Apply the scale factor to each point of the figure by multiplying the original coordinates by the scale factor. This will give the coordinates of the transformed figure. Be sure to use consistent pairs of corresponding points to ensure accuracy.
Steps for Performing Transformations on the Coordinate Plane
First, identify the center of transformation. Commonly, this is the origin, but it may also be any other point on the plane. The center will determine how the shape is transformed.
Next, determine the scale factor for the transformation. This will tell you whether the figure should be enlarged or reduced. The scale factor is calculated by dividing the length of a transformed side by the corresponding original side.
For each vertex of the figure, multiply the x and y coordinates by the scale factor. For example, if the scale factor is 2, and a point has coordinates (3, 4), the transformed point will be (6, 8). Repeat this for each point of the figure.
Plot the new coordinates on the coordinate plane. Each point should be placed exactly where the calculations tell you, maintaining the correct proportions and distances according to the scale factor.
Finally, connect the new points to form the transformed shape. Check the accuracy of your transformation by comparing the original and transformed figures to ensure proportionality and correct scaling.
Common Mistakes Students Make with Transformations
One common error is forgetting to multiply all coordinates by the scale factor. This leads to an incomplete or incorrect transformation, where only some of the points are scaled properly.
Another mistake is misidentifying the center of transformation. If the center is not correctly located, the entire shape may shift incorrectly, causing the points to be out of place. Always verify the location of the center before applying the scale factor.
Some students also overlook the importance of maintaining the proportionality of the shape. For example, if one side is scaled incorrectly, it can distort the entire figure. Double-check each side to ensure all points maintain the correct relationship.
Lastly, students often fail to check their work after completing the transformation. Plotting the transformed points and comparing them to the original shape ensures accuracy. It’s easy to miss small errors, but careful review can catch them.
How to Apply Transformations in Real-World Problems
To apply geometric transformations in real-life situations, first identify the object or scenario where scaling is needed. A common example is resizing a photo or map. Here’s how to approach it:
- Identify the original size: Measure the original dimensions of the object or figure. For instance, if resizing a photo, determine its original width and height.
- Determine the scale factor: Decide how much larger or smaller you want the object to be. For example, if you want to double the size of a photo, the scale factor would be 2. If you want it half the size, the scale factor would be 0.5.
- Calculate the new dimensions: Multiply the original measurements by the scale factor. For example, if the original photo is 6 inches by 4 inches and the scale factor is 2, the new dimensions will be 12 inches by 8 inches.

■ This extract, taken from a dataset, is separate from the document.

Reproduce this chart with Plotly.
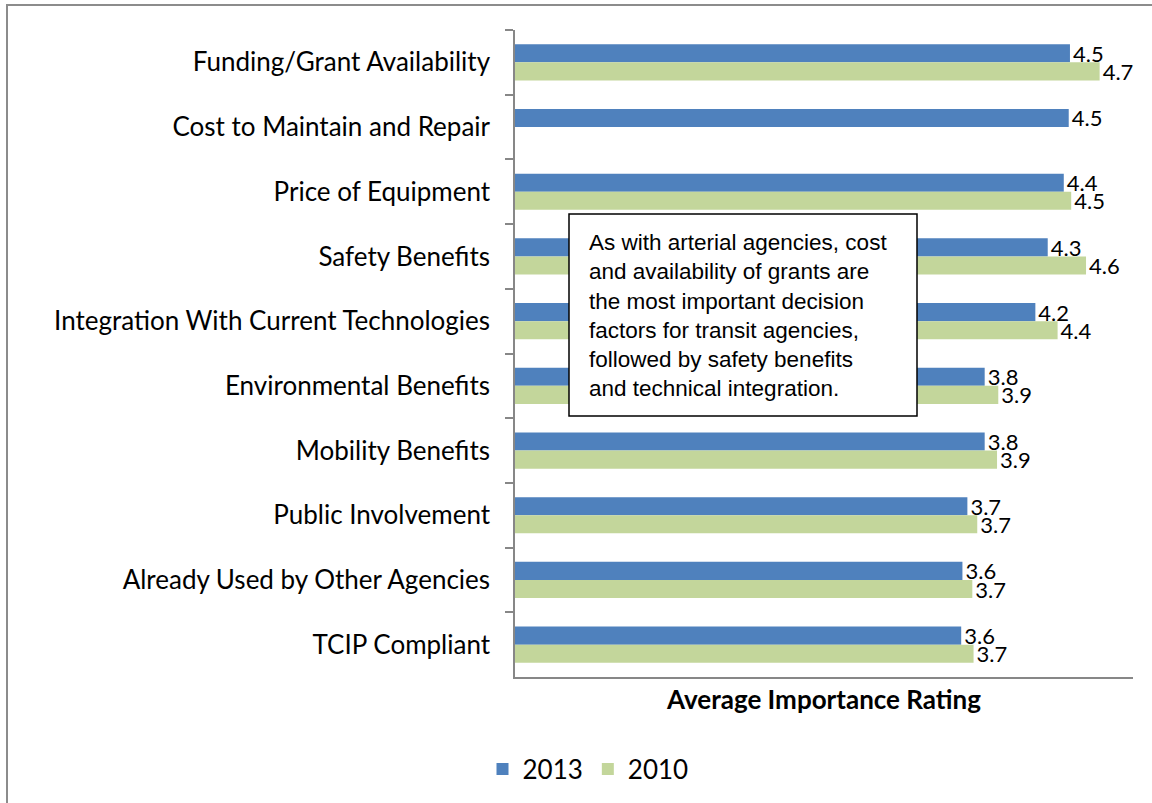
import plotly.graph_objects as go

categories = [
    "Funding/Grant Availability",
    "Cost to Maintain and Repair",
    "Price of Equipment",
    "Safety Benefits",
    "Integration With Current Technologies",
    "Environmental Benefits",
    "Mobility Benefits",
    "Public Involvement",
    "Already Used by Other Agencies",
    "TCIP Compliant",
]
values_2013 = [4.49, 4.48, 4.44, 4.31, 4.21, 3.80, 3.80, 3.66, 3.62, 3.61]
values_2010 = [4.73, None, 4.50, 4.62, 4.39, 3.91, 3.90, 3.74, 3.70, 3.71]

x_title = "Average Importance Rating"
note_text = ("As with arterial agencies, cost<br>and availability of grants are<br>"
             "the most important decision<br>factors for transit agencies,<br>"
             "followed by safety benefits<br>and technical integration.")

BLUE = "#4F81BD"
GREEN = "#C3D69B"
FONT = "Lato"

fig = go.Figure()
fig.add_trace(go.Bar(
    y=categories, x=values_2013, name="2013", orientation="h",
    marker=dict(color=BLUE, line=dict(width=0)),
    texttemplate="%{x:.1f}", textposition="outside", constraintext="none",
    textfont=dict(family=FONT, size=22, color="#000"), cliponaxis=False,
))
fig.add_trace(go.Bar(
    y=categories, x=values_2010, name="2010", orientation="h",
    marker=dict(color=GREEN, line=dict(width=0)),
    texttemplate="%{x:.1f}", textposition="outside", constraintext="none",
    textfont=dict(family=FONT, size=22, color="#000"), cliponaxis=False,
))

L, R, T, B = 515, 1133, 30, 677
W, H = 1152, 803
pw, ph = R - L, B - T

def px(x):
    return (x - L) / pw

def py(y):
    return (B - y) / ph

fig.update_layout(
    width=W, height=H,
    margin=dict(l=L, r=W - R, t=T, b=H - B, autoexpand=False),
    paper_bgcolor="white", plot_bgcolor="white",
    barmode="group", bargap=0.44, bargroupgap=0,
    font=dict(family=FONT, color="#000"),
    showlegend=True,
    legend=dict(orientation="h", xref="container", yref="container",
                x=588 / W, xanchor="center", y=(H - 769) / H, yanchor="middle",
                font=dict(family=FONT, size=26), traceorder="normal",
                itemwidth=30, bgcolor="rgba(0,0,0,0)"),
)
fig.update_yaxes(
    categoryorder="array", categoryarray=categories, autorange="reversed",
    showline=True, linecolor="#878787", linewidth=1.5,
    ticks="outside", tickson="boundaries", ticklen=8, tickcolor="#878787", tickwidth=1.5,
    ticklabelstandoff=18,
    tickfont=dict(family=FONT, size=26, color="#000"),
    showgrid=False, zeroline=False,
)
fig.update_xaxes(
    range=[0, 5], showticklabels=False, ticks="", showgrid=False, zeroline=False,
    showline=True, linecolor="#878787", linewidth=1.5,
    title=dict(text="<b>" + x_title + "</b>", font=dict(family=FONT, size=26, color="#000"),
               standoff=13),
)

# annotation box
fig.add_shape(type="rect", xref="paper", yref="paper",
              x0=px(569), x1=px(917), y0=py(416), y1=py(214),
              line=dict(color="#000", width=1.5), fillcolor="white", layer="above")
fig.add_annotation(xref="paper", yref="paper", x=px(587), y=py(316),
                   xanchor="left", yanchor="middle", align="left", showarrow=False,
                   text=note_text,
                   font=dict(family="Liberation Sans, Arial", size=22.5, color="#000"))

# outer chart-area border
fig.add_shape(type="rect", xref="paper", yref="paper",
              x0=px(7), x1=px(1165), y0=py(815), y1=py(5),
              line=dict(color="#8C8C8C", width=2), fillcolor="rgba(0,0,0,0)", layer="below")

fig.write_html("out.html", config={"displayModeBar": False},
               post_script="document.body.style.margin='0';")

- Plot the transformation: If working with a drawing or blueprint, plot the new coordinates on a grid. This helps visualize the transformed object in its new size.
Another practical example is resizing a floor plan. If you have a blueprint and want to enlarge or reduce it for printing, use the same method: find the scale factor, calculate the new dimensions, and apply the transformation to each point in the design.
By applying geometric transformations, you can accurately resize objects, scale blueprints, or even create proportional models for various fields like architecture, design, and photography.